Engkau dapat membaca buku-buku agama yang bermanfaat di sela-sela waktu sibukmu. Saya percaya, masih ada waktu bagi kita untuk meraih informasi yang bermanfaat meskipun kita sangat sibuk. Sambil mengayun-ngayun anak, engkau dapat membaca atau mendengarkan informasi yang bermanfaat. Itu akan sangat lebih produktif ketimbang jalan ke rumah-rumah tetangga untuk mendengarkan gosip.
Dengan kepekaan hati, kita seharusnya lebih lancar menulis ketimbang kaum pria. Jika engkau merasa tidak bisa melakukannya, itu bukan berarti tidak bisa. Engkau hanya merasa tidak bisa, tapi padahal bisa. Engkau hanya perlu rajin menulis. Jika ada waktu luang, cobalah engkau tuangkan ide dan gagasan-gagasanmu. Tuliskan saja apa yang terlintas di dalam hatimu. Ini seperti menulis diary saja. Oleh karena itu, jangan sampai engkau menganggap menulis sebagai pekerjaan yang memberatkanmu. Secara bertahap, karena engkau mulai terbiasa menulis dan engkau lihat engkau semakin mahir menulis, engkau dapat menulis sebuah artikel dengan gaya menulis yang engkau miliki. Apalagi jika engkau rajin membaca, hal itu akan menambah kecepatanmu dalam menulis dan penguasaanmu tentang materi yang engkau tulis. Ilmu yang luas akan sangat membantumu dalam melahirkan tulisan yang bermutu.

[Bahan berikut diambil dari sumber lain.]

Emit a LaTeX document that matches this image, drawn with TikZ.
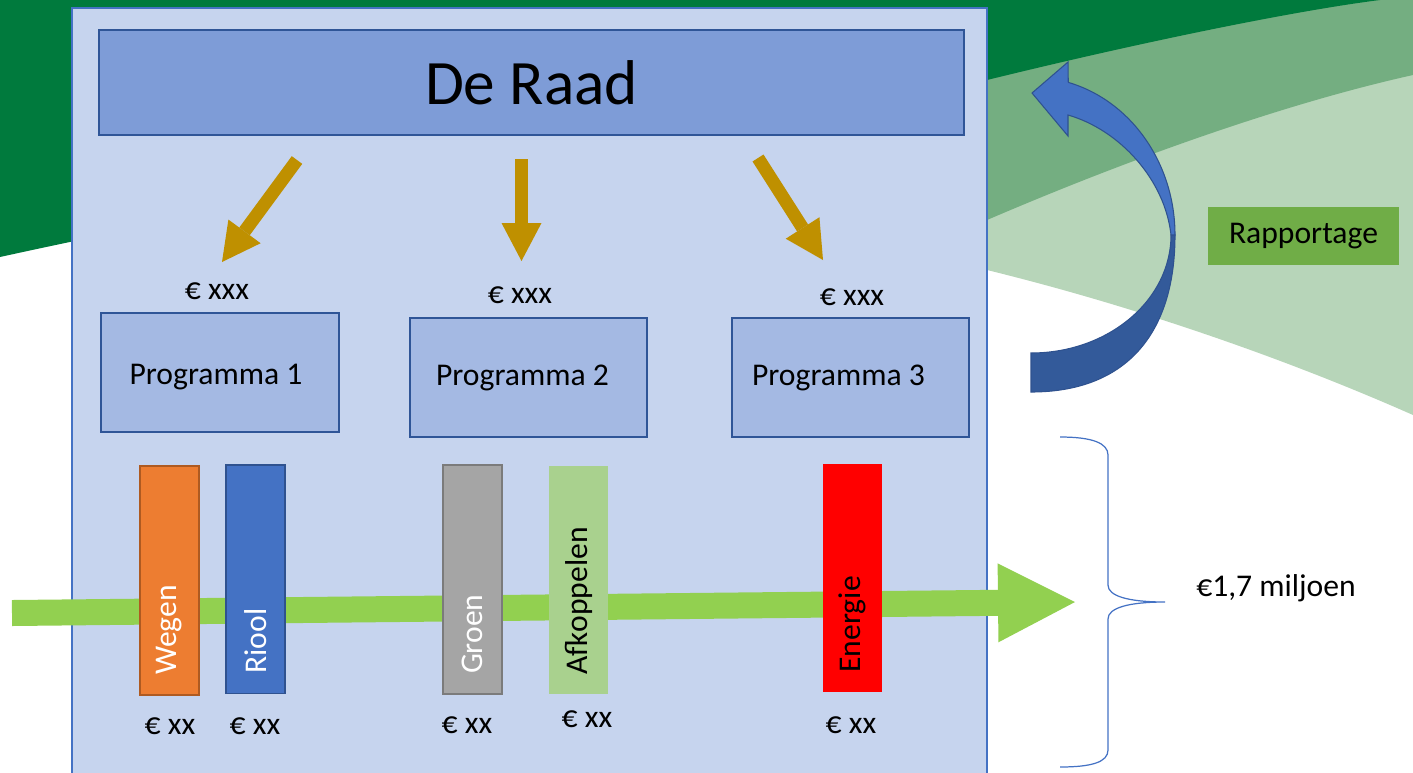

Sudah saatnya koran-koran, majalah-majalah, buku-buku, situs-situs internet diisi oleh karya tulis kita, yang menyampaikan kebenaran dan mencegah kebatilan. Jika seorang Musdah Mulia dapat menyampaikan kebatilan dengan seenaknya di depan umum, engkau juga pasti bisa menyampaikan kebenaran dengan mudah. Kebenaran itu sudah jelas, dan kebatilan itu sudah jelas pula. Maka, siapa saja yang membela kebenaran dan memberantas kemungkaran, Allah akan menolongnya dan mengukuhkan kekuasaannya. Bukankah hal itu suatu tawaran yang menarik, saudariku?